Copy out the data below as written; omit any images.

+ + + + + + +

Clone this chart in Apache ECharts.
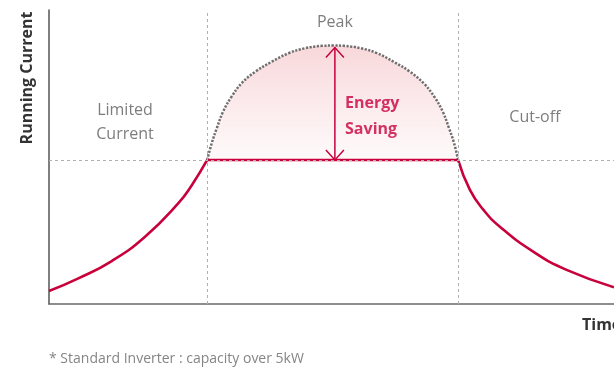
<!DOCTYPE html>
<html>
<head>
<meta charset="utf-8">
<script src="https://cdn.jsdelivr.net/npm/echarts@6/dist/echarts.min.js"></script>
<style>
  html, body { margin: 0; padding: 0; background: #ffffff; }
  #chart { width: 614px; height: 371px; }
</style>
</head>
<body>
<div id="chart"></div>
<script>
// Running current of a standard inverter over time (relative units, 0–100 on both axes)
const limitLevel = 49;            // current held during the limited phase
const phaseBounds = [28, 72.4];   // time where the limited phase starts / ends
const peakTime = 50.6;
const peakValue = 87.9;

// start-up ramp up to the current limit
const rampUp = [
  [0, 4.4], [5.2, 8.7], [11.1, 14.6], [17, 22.9], [22.9, 34.3], [25.3, 40.5], [28, 49]
];
// current held at the limit
const limitedRun = [[28, 49], [72.4, 49]];
// decay after cut-off
const decay = [
  [72.4, 49], [74.5, 38.8], [76.9, 32], [79.8, 26.3], [85.7, 17.8], [91.6, 11.6], [100, 5.7]
];
// unrestricted peak that the limit cuts off
const peakCurve = [
  [28, 49], [28.8, 54.7], [29.7, 59.8], [30.8, 65.4], [32.3, 70.5], [34.1, 75.1],
  [36.5, 79.0], [39.4, 82.4], [42.4, 85.3], [45.3, 87.0], [48.3, 87.8], [50.4, 87.9],
  [52.2, 87.8], [55.2, 87.0], [58.1, 85.3], [61.0, 82.4], [63.9, 79.0], [66.3, 75.1],
  [68.2, 70.5], [69.7, 65.4], [70.8, 59.8], [71.7, 54.7], [72.4, 49]
];

const zoneLabels = ['Limited\nCurrent', 'Peak', 'Cut-off'];
const savingLabel = 'Energy\nSaving';
const yTitle = 'Running Current';
const xTitle = 'Time';
const footnote = '* Standard Inverter : capacity over 5kW';

const RED = '#c8003c';
const FONT = '"Open Sans", "Noto Sans", sans-serif';

const chart = echarts.init(document.getElementById('chart'), null, { renderer: 'canvas' });

const redLine = { color: RED, width: 2.6 };

chart.setOption({
  animation: false,
  grid: { left: 49, right: 0, top: 10, bottom: 67, containLabel: false },
  xAxis: {
    type: 'value', min: 0, max: 100,
    axisLine: { show: true, lineStyle: { color: '#6a6a6a', width: 1.5 } },
    axisTick: { show: false }, axisLabel: { show: false }, splitLine: { show: false }
  },
  yAxis: {
    type: 'value', min: 0, max: 100,
    axisLine: { show: true, lineStyle: { color: '#555', width: 1.5 } },
    axisTick: { show: false }, axisLabel: { show: false }, splitLine: { show: false }
  },
  graphic: [
    {
      type: 'text', x: 27, y: 78, rotation: Math.PI / 2,
      style: {
        text: yTitle, font: 'bold 16px ' + FONT, fill: '#333',
        align: 'center', verticalAlign: 'middle'
      }
    },
    {
      type: 'text', x: 582, y: 325,
      style: {
        text: xTitle, font: 'bold 16px ' + FONT, fill: '#333',
        align: 'left', verticalAlign: 'middle'
      }
    },
    {
      type: 'text', x: 49, y: 359,
      style: {
        text: footnote, font: '14px ' + FONT, fill: '#858585',
        align: 'left', verticalAlign: 'middle'
      }
    }
  ],
  series: [
    {
      // unrestricted peak, shaded down to the limit level
      type: 'line', data: peakCurve, smooth: 0.4, symbol: 'none', z: 1,
      lineStyle: { color: '#6e6e6e', width: 2.5, type: [2.2, 1.5] },
      areaStyle: {
        origin: limitLevel,
        color: new echarts.graphic.LinearGradient(0, 0, 0, 1, [
          { offset: 0, color: 'rgba(238,160,166,0.6)' },
          { offset: 1, color: 'rgba(252,236,238,0.45)' }
        ])
      }
    },
    {
      // phase guides
      type: 'line', data: [], symbol: 'none', z: 0,
      markLine: {
        silent: true, symbol: 'none', label: { show: false },
        lineStyle: { color: '#b0b0b0', width: 1, type: [3, 3] },
        data: [
          { xAxis: phaseBounds[0] }, { xAxis: phaseBounds[1] }, { yAxis: limitLevel }
        ]
      }
    },
    { type: 'line', data: rampUp, smooth: 0.5, symbol: 'none', z: 3, lineStyle: redLine },
    { type: 'line', data: limitedRun, symbol: 'none', z: 3, lineStyle: redLine },
    { type: 'line', data: decay, smooth: 0.5, symbol: 'none', z: 3, lineStyle: redLine },
    {
      // double-headed arrow spanning the saved current
      type: 'custom', z: 4, silent: true,
      data: [[peakTime, peakValue, limitLevel]],
      renderItem: function (params, api) {
        const top = api.coord([api.value(0), api.value(1)]);
        const bot = api.coord([api.value(0), api.value(2)]);
        top[1] += 2;
        const style = { stroke: RED, lineWidth: 1.5, fill: null };
        const w = 9, h = 10;
        return {
          type: 'group',
          children: [
            { type: 'line', shape: { x1: top[0], y1: top[1], x2: bot[0], y2: bot[1] }, style: style },
            { type: 'polyline', shape: { points: [[top[0] - w, top[1] + h], top, [top[0] + w, top[1] + h]] }, style: style },
            { type: 'polyline', shape: { points: [[bot[0] - w, bot[1] - h], bot, [bot[0] + w, bot[1] - h]] }, style: style }
          ]
        };
      }
    },
    {
      // zone captions
      type: 'scatter', symbolSize: 0, silent: true, z: 5,
      data: [
        { name: zoneLabels[0], value: [13.45, 61.7] },
        { name: zoneLabels[1], value: [peakTime, 95.9] },
        { name: zoneLabels[2], value: [86.0, 63.3] }
      ],
      label: {
        show: true, position: 'inside', formatter: '{b}',
        fontFamily: FONT, fontSize: 16, color: '#5c5c5c', lineHeight: 24, align: 'center'
      }
    },
    {
      type: 'scatter', symbolSize: 0, silent: true, z: 5,
      data: [{ name: savingLabel, value: [52.4, 63.9] }],
      label: {
        show: true, position: 'right', distance: 0, formatter: '{b}',
        fontFamily: FONT, fontSize: 16, fontWeight: 'bold', color: RED, lineHeight: 26
      }
    }
  ]
});
</script>
</body>
</html>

+ + + + + + +

--- Task response ---
Clone this chart in Apache ECharts.
<!DOCTYPE html>
<html>
<head>
<meta charset="utf-8">
<script src="https://cdn.jsdelivr.net/npm/echarts@6/dist/echarts.min.js"></script>
<style>
  html, body { margin: 0; padding: 0; background: #ffffff; }
  #chart { width: 614px; height: 371px; }
</style>
</head>
<body>
<div id="chart"></div>
<script>
// Running current of a standard inverter over time (relative units, 0–100 on both axes)
const limitLevel = 49;            // current held during the limited phase
const phaseBounds = [28, 72.4];   // time where the limited phase starts / ends
const peakTime = 50.6;
const peakValue = 87.9;

// start-up ramp up to the current limit
const rampUp = [
  [0, 4.4], [5.2, 8.7], [11.1, 14.6], [17, 22.9], [22.9, 34.3], [25.3, 40.5], [28, 49]
];
// current held at the limit
const limitedRun = [[28, 49], [72.4, 49]];
// decay after cut-off
const decay = [
  [72.4, 49], [74.5, 38.8], [76.9, 32], [79.8, 26.3], [85.7, 17.8], [91.6, 11.6], [100, 5.7]
];
// unrestricted peak that the limit cuts off
const peakCurve = [
  [28, 49], [28.8, 54.7], [29.7, 59.8], [30.8, 65.4], [32.3, 70.5], [34.1, 75.1],
  [36.5, 79.0], [39.4, 82.4], [42.4, 85.3], [45.3, 87.0], [48.3, 87.8], [50.4, 87.9],
  [52.2, 87.8], [55.2, 87.0], [58.1, 85.3], [61.0, 82.4], [63.9, 79.0], [66.3, 75.1],
  [68.2, 70.5], [69.7, 65.4], [70.8, 59.8], [71.7, 54.7], [72.4, 49]
];

const zoneLabels = ['Limited\nCurrent', 'Peak', 'Cut-off'];
const savingLabel = 'Energy\nSaving';
const yTitle = 'Running Current';
const xTitle = 'Time';
const footnote = '* Standard Inverter : capacity over 5kW';

const RED = '#c8003c';
const FONT = '"Open Sans", "Noto Sans", sans-serif';

const chart = echarts.init(document.getElementById('chart'), null, { renderer: 'canvas' });

const redLine = { color: RED, width: 2.6 };

chart.setOption({
  animation: false,
  grid: { left: 49, right: 0, top: 10, bottom: 67, containLabel: false },
  xAxis: {
    type: 'value', min: 0, max: 100,
    axisLine: { show: true, lineStyle: { color: '#6a6a6a', width: 1.5 } },
    axisTick: { show: false }, axisLabel: { show: false }, splitLine: { show: false }
  },
  yAxis: {
    type: 'value', min: 0, max: 100,
    axisLine: { show: true, lineStyle: { color: '#555', width: 1.5 } },
    axisTick: { show: false }, axisLabel: { show: false }, splitLine: { show: false }
  },
  graphic: [
    {
      type: 'text', x: 27, y: 78, rotation: Math.PI / 2,
      style: {
        text: yTitle, font: 'bold 16px ' + FONT, fill: '#333',
        align: 'center', verticalAlign: 'middle'
      }
    },
    {
      type: 'text', x: 582, y: 325,
      style: {
        text: xTitle, font: 'bold 16px ' + FONT, fill: '#333',
        align: 'left', verticalAlign: 'middle'
      }
    },
    {
      type: 'text', x: 49, y: 359,
      style: {
        text: footnote, font: '14px ' + FONT, fill: '#858585',
        align: 'left', verticalAlign: 'middle'
      }
    }
  ],
  series: [
    {
      // unrestricted peak, shaded down to the limit level
      type: 'line', data: peakCurve, smooth: 0.4, symbol: 'none', z: 1,
      lineStyle: { color: '#6e6e6e', width: 2.5, type: [2.2, 1.5] },
      areaStyle: {
        origin: limitLevel,
        color: new echarts.graphic.LinearGradient(0, 0, 0, 1, [
          { offset: 0, color: 'rgba(238,160,166,0.6)' },
          { offset: 1, color: 'rgba(252,236,238,0.45)' }
        ])
      }
    },
    {
      // phase guides
      type: 'line', data: [], symbol: 'none', z: 0,
      markLine: {
        silent: true, symbol: 'none', label: { show: false },
        lineStyle: { color: '#b0b0b0', width: 1, type: [3, 3] },
        data: [
          { xAxis: phaseBounds[0] }, { xAxis: phaseBounds[1] }, { yAxis: limitLevel }
        ]
      }
    },
    { type: 'line', data: rampUp, smooth: 0.5, symbol: 'none', z: 3, lineStyle: redLine },
    { type: 'line', data: limitedRun, symbol: 'none', z: 3, lineStyle: redLine },
    { type: 'line', data: decay, smooth: 0.5, symbol: 'none', z: 3, lineStyle: redLine },
    {
      // double-headed arrow spanning the saved current
      type: 'custom', z: 4, silent: true,
      data: [[peakTime, peakValue, limitLevel]],
      renderItem: function (params, api) {
        const top = api.coord([api.value(0), api.value(1)]);
        const bot = api.coord([api.value(0), api.value(2)]);
        top[1] += 2;
        const style = { stroke: RED, lineWidth: 1.5, fill: null };
        const w = 9, h = 10;
        return {
          type: 'group',
          children: [
            { type: 'line', shape: { x1: top[0], y1: top[1], x2: bot[0], y2: bot[1] }, style: style },
            { type: 'polyline', shape: { points: [[top[0] - w, top[1] + h], top, [top[0] + w, top[1] + h]] }, style: style },
            { type: 'polyline', shape: { points: [[bot[0] - w, bot[1] - h], bot, [bot[0] + w, bot[1] - h]] }, style: style }
          ]
        };
      }
    },
    {
      // zone captions
      type: 'scatter', symbolSize: 0, silent: true, z: 5,
      data: [
        { name: zoneLabels[0], value: [13.45, 61.7] },
        { name: zoneLabels[1], value: [peakTime, 95.9] },
        { name: zoneLabels[2], value: [86.0, 63.3] }
      ],
      label: {
        show: true, position: 'inside', formatter: '{b}',
        fontFamily: FONT, fontSize: 16, color: '#5c5c5c', lineHeight: 24, align: 'center'
      }
    },
    {
      type: 'scatter', symbolSize: 0, silent: true, z: 5,
      data: [{ name: savingLabel, value: [52.4, 63.9] }],
      label: {
        show: true, position: 'right', distance: 0, formatter: '{b}',
        fontFamily: FONT, fontSize: 16, fontWeight: 'bold', color: RED, lineHeight: 26
      }
    }
  ]
});
</script>
</body>
</html>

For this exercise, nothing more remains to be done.